For better or worse (I happen to think better), I’ve been involved with phone number portability in some capacity at Bandwidth for eight years. My role has changed from being on the front lines working through carrier rejections with customers; to being involved with the development cycles for our software that make porting easier; to contributing directly in the industry’s LNPA Working Group sessions where representatives from phone carriers regularly meet in order to define and review number porting best practices.
It’s been a dynamic time with lots of change, but one thing that has remained constant is that the word ‘porting’ tends to be accompanied with an air of negativity, though it shouldn’t anymore. When we’re discussing porting practices with a new client, you can generally feel the air get thicker when porting comes up, as it starts to almost instinctively remind them of the wounds and scars that they’ve been through with other providers.
To me, that accompanying pessimism and the challenge of porting have always manifested as an opportunity. It’s a chance to show our customers, especially new customers, that we will stand alongside them to help drive an order to finish. In some cases, with our Port-In API, that opportunity is a little more abstract and virtual; we empower a replacement to the hours of tedious order-entry work that our customers can instead apply to more meaningful areas of supporting their end customers. In other cases, it’s more tangible in terms of our people and commitment.
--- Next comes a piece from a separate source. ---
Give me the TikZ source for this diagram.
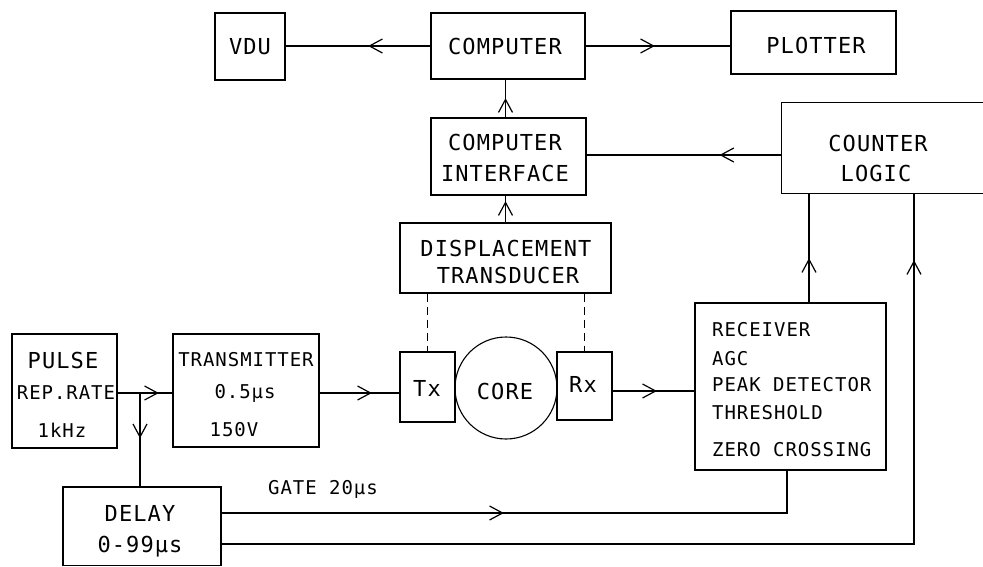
\documentclass[tikz,border=0pt]{standalone}
\usepackage{fontspec}
\newfontfamily\pf[LetterSpace=5]{DejaVu Sans Mono}
\usetikzlibrary{decorations.markings}
\tikzset{
  box/.style={draw, line width=1.1pt, inner sep=0pt},
  big/.style={font=\pf\fontsize{22}{26}\selectfont, inner sep=0pt},
  small/.style={font=\pf\fontsize{19}{23}\selectfont, inner sep=0pt},
  wire/.style={line width=1.1pt},
  dashwire/.style={line width=1.1pt, dash pattern=on 8pt off 5pt},
  arrowat/.style={postaction={decorate}, decoration={markings,
     mark=at position #1 with {\draw[line width=1.2pt, solid] (-13pt,7pt) -- (0pt,0pt) -- (-13pt,-7pt);}}},
}
\begin{document}
\begin{tikzpicture}[x=1pt,y=-1pt]
\useasboundingbox (0,0) rectangle (983,567);
% boxes
\node[box, minimum width=70, minimum height=67] (vdu) at (250,46.5) {};
\node[box, minimum width=154, minimum height=66] (comp) at (508,46) {};
\node[box, minimum width=165, minimum height=63] (plot) at (813.5,42.5) {};
\node[box, minimum width=155, minimum height=77] (iface) at (508.5,156.5) {};
\node[inner sep=0pt, minimum width=202, minimum height=90] (counter) at (883,148) {};
\draw[wire] (counter.north east) -- (counter.north west) -- (counter.south west) -- (counter.south east);
\node[box, minimum width=211, minimum height=70] (disp) at (505.5,258) {};
\node[box, minimum width=55, minimum height=70] (tx) at (427.5,387) {};
\node[box, minimum width=55, minimum height=68] (rx) at (584.5,386) {};
\node[box, circle, minimum size=102] (core) at (506,388) {};
\node[box, minimum width=105, minimum height=114] (pulse) at (64.5,391) {};
\node[box, minimum width=146, minimum height=113] (trans) at (246,390.5) {};
\node[box, minimum width=191, minimum height=167] (recv) at (790.5,386.5) {};
\node[box, minimum width=158, minimum height=78.5] (delay) at (142,526.25) {};
% texts
\node[big] (vdut) at (250,47) {VDU};
\node[big] (compt) at (505,46.5) {COMPUTER};
\node[big] (plott) at (816,45) {PLOTTER};
\node[big] (ifacet1) at (505,142) {COMPUTER};
\node[big] (ifacet2) at (505,173) {INTERFACE};
\node[big] (countert1) at (878,143) {COUNTER};
\node[big] (countert2) at (876,173) {LOGIC};
\node[big] (dispt1) at (506,248) {DISPLACEMENT};
\node[big] (dispt2) at (508,275) {TRANSDUCER};
\node[big] (txt) at (427,388) {Tx};
\node[big] (rxt) at (583,384) {Rx};
\node[big] (coret) at (505,391) {CORE};
\node[big] (pulset1) at (63,360) {PULSE};
\node[small] (pulset2) at (66,393) {REP.RATE};
\node[small] (pulset3) at (62,430) {1kHz};
\node[small] (transt1) at (246,360) {TRANSMITTER};
\node[small] (transt2) at (245,393) {0.5μs};
\node[small] (transt3) at (234,430) {150V};
\node[small, anchor=west] (recvt1) at (712,330) {RECEIVER};
\node[small, anchor=west] (recvt2) at (712,359) {AGC};
\node[small, anchor=west] (recvt3) at (712,385) {PEAK DETECTOR};
\node[small, anchor=west] (recvt4) at (712,413) {THRESHOLD};
\node[small, anchor=west] (recvt5) at (712,450) {ZERO CROSSING};
\node[big] (delayt1) at (140,513) {DELAY};
\node[big] (delayt2) at (140,547) {0-99μs};
\node[small] (gatet) at (323,489) {GATE 20μs};
% helper coordinates
\coordinate (cw) at ([yshift=-7pt]counter.west);
\coordinate (br) at (140,393);
\coordinate (yrx) at (0,391);
\coordinate (yg) at (0,513);
\coordinate (yd) at (0,544);
\coordinate (rb) at ([xshift=-3.5pt]recv.south);
\coordinate (rt) at ([xshift=18.5pt]recv.north);
\coordinate (cb) at ([xshift=31pt]counter.south);
% connectors
\draw[wire, arrowat=61pt] (comp.west) -- (comp.west -| vdu.east);
\draw[wire, arrowat=68pt] (comp.east) -- (comp.east -| plot.west);
\draw[wire, arrowat=18pt] (disp.north |- iface.north) -- (disp.north |- comp.south);
\draw[wire, arrowat=20pt] (disp.north) -- (disp.north |- iface.south);
\draw[wire, arrowat=61pt] (cw) -- (cw -| iface.east);
\draw[dashwire] (tx.north |- disp.south) -- (tx.north);
\draw[dashwire] (rx.north |- disp.south) -- (rx.north);
\draw[wire, arrowat=40pt] (pulse.east |- br) -- (br -| trans.west);
\draw[wire, arrowat=44pt] (br) -- (br |- delay.north);
\draw[wire, arrowat=51pt] (trans.east |- br) -- (br -| tx.west);
\draw[wire, arrowat=43pt] (rx.east |- yrx) -- (yrx -| recv.west);
\draw[wire, arrowat=43pt] (rt) -- (rt |- counter.south);
\draw[wire, arrowat=281pt] (delay.east |- yg) -- (yg -| rb) -- (rb);
\draw[wire, arrowat=975pt] (delay.east |- yd) -- (yd -| cb) -- (cb);
\end{tikzpicture}
\end{document}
Roughly a year ago, a customer came to us with a need to port dozens of office locations to Bandwidth. Nearly every aspect of this project screamed ‘complicated;’ the offices were not small (most contained hundreds, some thousands, of phone numbers), they were spread all over the country, and ownership of the phone numbers spanned multiple providers. This was going to be amongst the most complex of projects we’d encountered, and to add to the degree of difficulty, porting needed to be coordinated closely to be certain that each office was prepared for the transition when each office cut over.
We got to work and established a weekly call to track the project, and worked with the customer on a detailed transition plan. We fought through rejections along the way on the port orders using bill copies and hundreds of pages of CSRs (service records). It was, by no means, easy, but we made it to the finish line without service interruptions and within the project dates we’d established.
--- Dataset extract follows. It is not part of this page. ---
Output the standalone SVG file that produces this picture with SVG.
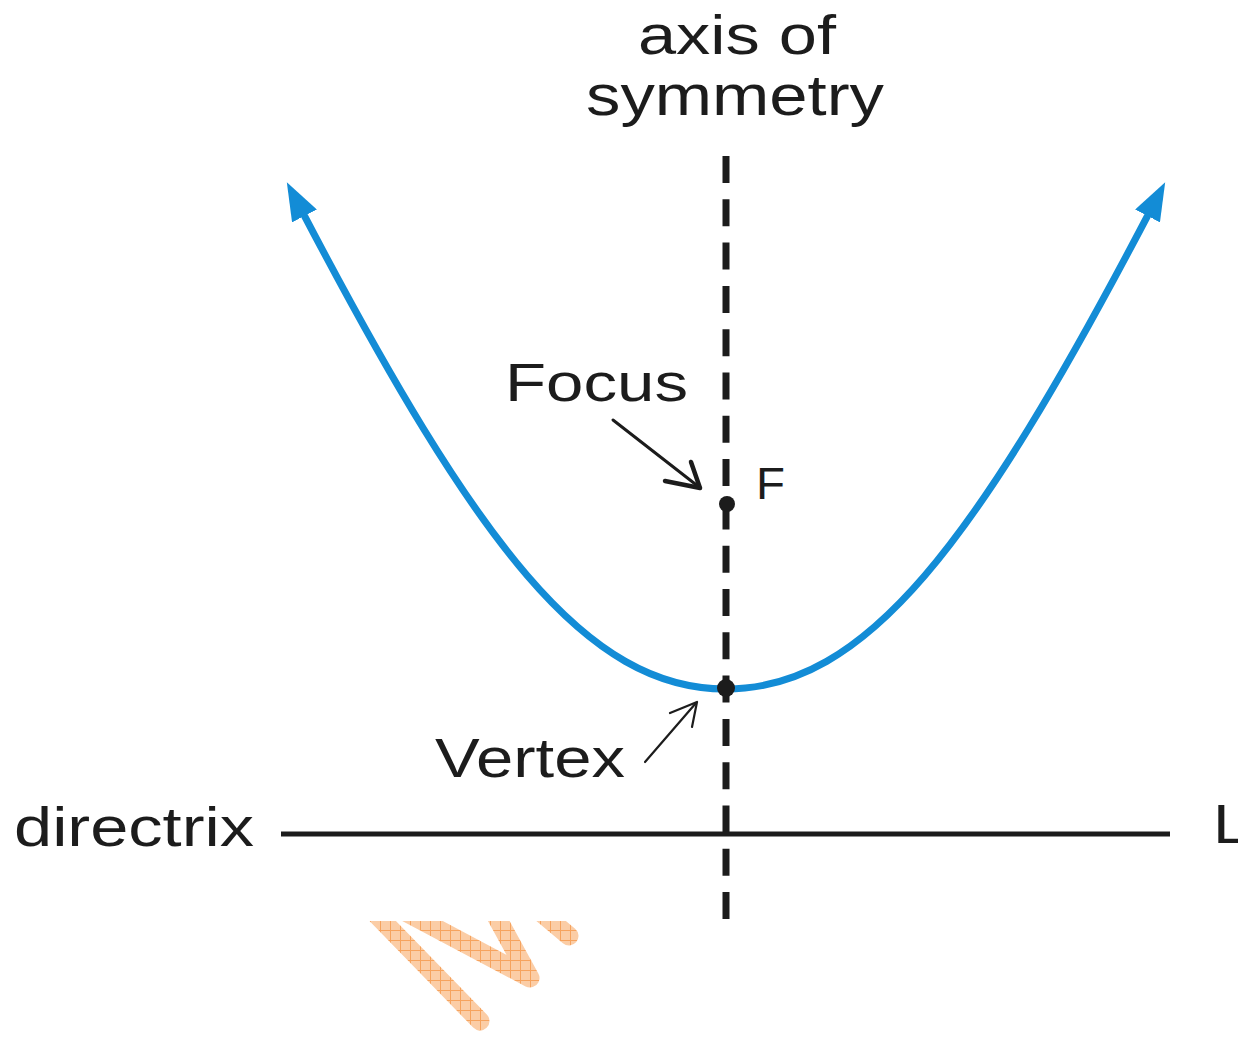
<svg xmlns="http://www.w3.org/2000/svg" width="1238" height="1037" viewBox="0 0 1238 1037">
  <style>
    .lbl { font-family: "Liberation Sans", Arial, sans-serif; fill: #1c1c1c; }
    .axis { stroke: #1c1c1c; stroke-width: 7; stroke-dasharray: 27 16.3; fill: none; }
    .curve { stroke: #138cd6; stroke-width: 7; fill: none; }
    .ptr { stroke: #1c1c1c; fill: none; stroke-linecap: round; stroke-linejoin: round; }
    .wm { stroke: url(#hatch); stroke-width: 19; fill: none; stroke-linecap: round; stroke-linejoin: round; }
  </style>
  <defs>
    <marker id="blueHead" markerUnits="userSpaceOnUse" viewBox="0 0 38 28" markerWidth="38" markerHeight="28" refX="1" refY="14" orient="auto-start-reverse">
      <path d="M0,0 L38,14 L0,28 z" fill="#138cd6"/>
    </marker>
    <pattern id="hatch" patternUnits="userSpaceOnUse" width="10" height="10">
      <rect width="10" height="10" fill="#fbcda6"/>
      <path d="M0,0.5 H10 M0.5,0 V10" stroke="#f6a35e" stroke-width="1"/>
    </pattern>
    <clipPath id="wmClip">
      <rect x="300" y="921" width="400" height="116"/>
    </clipPath>
  </defs>
  <rect width="1238" height="1037" fill="#ffffff"/>

  <g id="watermark" clip-path="url(#wmClip)">
    <path class="wm" d="M 372 910 L 480 1021"/>
    <path class="wm" d="M 398 908 L 530 978 L 490 905"/>
    <path class="wm" d="M 538 910 L 569 936"/>
  </g>

  <g id="connectors">
    <line id="directrix-line" x1="281" y1="834" x2="1170" y2="834" stroke="#1c1c1c" stroke-width="5"/>
    <line id="axis-line" class="axis" x1="726" y1="156" x2="726" y2="920"/>
    <path id="parabola" class="curve" d="M 304 215 C 477 545 586 689 726 689 C 866 689 975 545 1148 215" marker-start="url(#blueHead)" marker-end="url(#blueHead)"/>
    <g id="focus-pointer">
      <line class="ptr" x1="613" y1="420" x2="699" y2="487" stroke-width="3"/>
      <polyline class="ptr" points="665,481 700,488 691,462" stroke-width="4.5"/>
    </g>
    <g id="vertex-pointer">
      <line class="ptr" x1="645" y1="762" x2="696" y2="703" stroke-width="2.2"/>
      <polyline class="ptr" points="670,713 697,702 692,727" stroke-width="2.2"/>
    </g>
  </g>

  <g id="node-axis-label">
    <text class="lbl" x="638" y="54" font-size="56" textLength="198" lengthAdjust="spacingAndGlyphs">axis of</text>
    <text class="lbl" x="586" y="115" font-size="58" textLength="298" lengthAdjust="spacingAndGlyphs">symmetry</text>
  </g>
  <g id="node-focus">
    <text class="lbl" x="505" y="401" font-size="53" textLength="183" lengthAdjust="spacingAndGlyphs">Focus</text>
    <circle cx="727" cy="504" r="8" fill="#1c1c1c"/>
    <text class="lbl" x="756" y="499" font-size="45" textLength="29" lengthAdjust="spacingAndGlyphs">F</text>
  </g>
  <g id="node-vertex">
    <circle cx="726" cy="688" r="9" fill="#1c1c1c"/>
    <text class="lbl" x="435" y="777" font-size="55" textLength="190" lengthAdjust="spacingAndGlyphs">Vertex</text>
  </g>
  <g id="node-directrix">
    <text class="lbl" x="14" y="846" font-size="56" textLength="240" lengthAdjust="spacingAndGlyphs">directrix</text>
    <text class="lbl" x="1213" y="843" font-size="56" textLength="36" lengthAdjust="spacingAndGlyphs">L</text>
  </g>
</svg>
We would not get our true ‘grade’ back for a few months. Our customer happened to manage a large porting project globally for their offices – after our project, he pivoted to manage another few hundred sites in the United States and all over the world. Several months later, when I checked in with him on the ongoing project status, he shared with me that our approach had become his measuring stick. As he began porting with other providers, he’d ask them to follow the same structure that we did with projects, and expect the same level of expertise and care applied. Chiefly validating, he disclosed that our standard had not been approached with other providers. And we’re proud of that.
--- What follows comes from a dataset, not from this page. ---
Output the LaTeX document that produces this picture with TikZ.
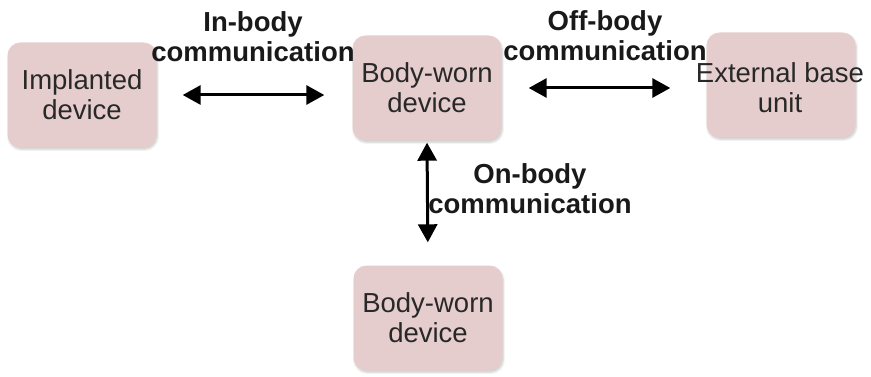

We know that porting isn’t perfect, and we also know well that we’re not perfect, but we seek to represent exactly what this experience validated. That is, we don’t want to stop at ‘doing it well,’ or become complacent with praise, but to continue raising the bar. There is still an opportunity for improvement in the world of porting, and for us, it’s an opportunity that we look to exploit in our rolling software development and quest to ‘make porting easy.’ Our mission: Do for porting what Apple did with the simplicity of computer use.